La semana pasada unos hinchas desalmados volvieron a poner de manifiesto que todavía hay mucho personal por civilizar. Más allá de la repulsa que merecen las agresiones, habría que preguntarse por qué se repiten con tanta frecuencia alrededor del fútbol mientras que apenas acontecen en otros deportes.
La tolerancia con la que los dirigentes han afrontado este tipo y otros más graves de conducta está en la raíz de un problema que está muy lejos de ser erradicado. No parece que se lo hayan tomado en serio hasta hace bien poco, si es que en verdad lo han hecho. No hace falta retroceder tanto para encontrar los vínculos de los clubs con los grupos ultra que tan funestas consecuencias trajeron ni la lenidad de muchas sanciones ante hechos que merecían un castigo ejemplar.
Pero donde siguen naufragando el mundo del fútbol es en la educación y en la transmisión de los valores éticos asociados a la práctica y disfrute de este deporte. Sólo basta comprobar el comportamiento de las mayoría de los futbolistas sobre el césped, en el que insultan, protestan airadamente, gesticulan rodean al árbitro y fingen continuamente lesiones y faltas inexistentes. En ningún otro deporte se toleran este tipo de actitudes. Sin embargo, lo peor es que estos comportamientos son replicados por los niños desde que comienzan a jugar, de la misma forma que los padres replican los de las hinchadas más fanáticas: protestas, injurias y una actitud exaltada en partidos de colegio.

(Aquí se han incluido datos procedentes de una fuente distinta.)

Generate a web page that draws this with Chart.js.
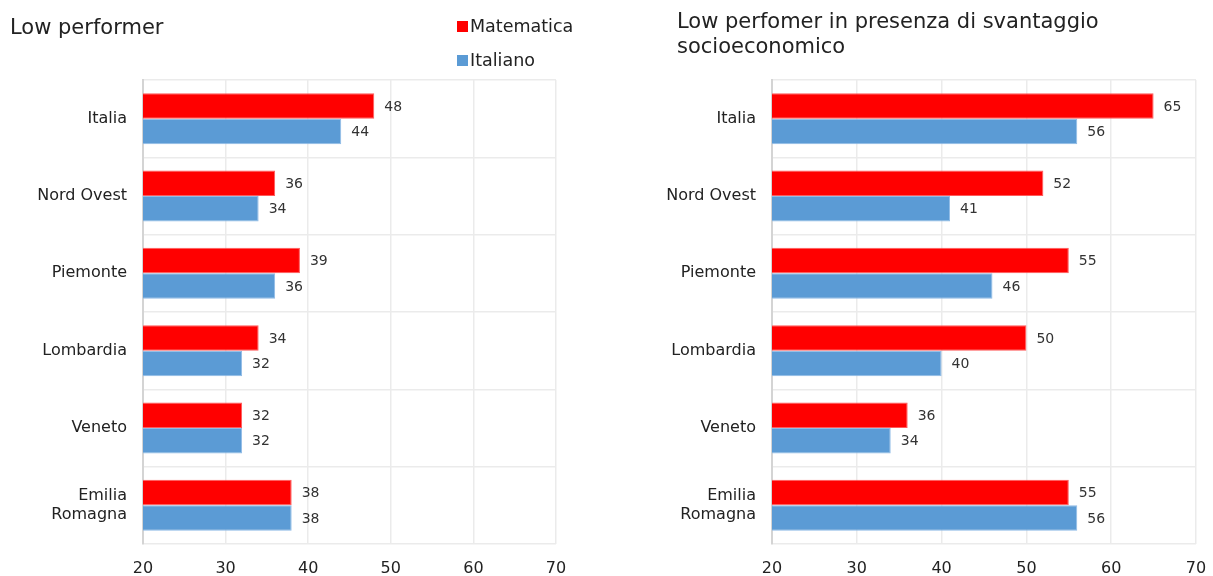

Y aquí es donde reside el núcleo de la cuestión. Durante años se han repetido, hasta incorporarlos a la normalidad, unos patrones que se justifican en base a que el fútbol es para listos o que el reglamento es perfecto, y, por tanto, intocable. Hasta los medios consideran normal que, mientras sus jugadores homenajean con el pasillo de campeón a los visitantes, un estadio abronque con estruendo a los ganadores de un título O que, como sostenían esta misma semana en una tertulia de radio, el jugador no tiene por qué dar ejemplo. En definitiva, desde muchos ámbitos futbolísticos se amparan conductas que contempladas con lejanía, desde la perspectiva de otros deportes y, por supuesto, desde un punto de vista social y educativo, son bochornosas, inaceptables y fuente de conflictos. Inmersos en sus propias excusas son incapaces de calibrar la trascendencia de lo que ocurre.
Algo parecido nos ha ocurrido en España con el dopaje. Tan “felices de habernos conocido” estábamos disfrutando nuestro éxitos que fuimos incapaces de interpretar el movimiento de la lucha antidopaje que se estaba fraguando frente a la magnitud de una lacra que amenaza con acabar con asolar el deporte. Y, nuestros dirigentes, en lugar de ponerse manos a la obra para escrutar lo que estaba ocurriendo en nuestro país, se dedicaron a mirar hacia otro lado, cuando no directamente a proteger a los tramposos. Entre tanto, los medios poco menos que se remitían a la conspiración judeo-masónica y a la pérfida Albión.
Así, los culpables se escapaban por la gatera y en las operaciones de nuestro país sólo los deportistas extranjeros hablaban y eran sancionados, al tiempo que los nuestros lo negaban todo y se iban de rositas. Y lo que es peor, los españoles eran cazados en el extranjero, mientras aquí las instituciones, incluso el gobierno, rompían lanzas en su favor.
Si los políticos miraban para otro lado, la normativa española era insuficiente, los deportistas culpables españoles callaban, los Eufemianos de turno alardeaban de sus proezas y los medios, en general, se sumaban al sentir generalizado, a quién le puede extrañar que los países que van decapitando a algunos de sus deportistas más famosos nos miren con recelo.
Dicho esto, la verborrea de la ex ministra Bachelot es inadmisible. Por ser quién fue podría interpretarse que posee información que sustenta sus declaraciones. O sea, que Nadal hace bien en demandarla para alejar cualquier sospecha. Y bien haría el deporte español en limpiar sus cloacas de una vez por todas para que la sombra de la duda no siguiese pendiendo sobre inocentes.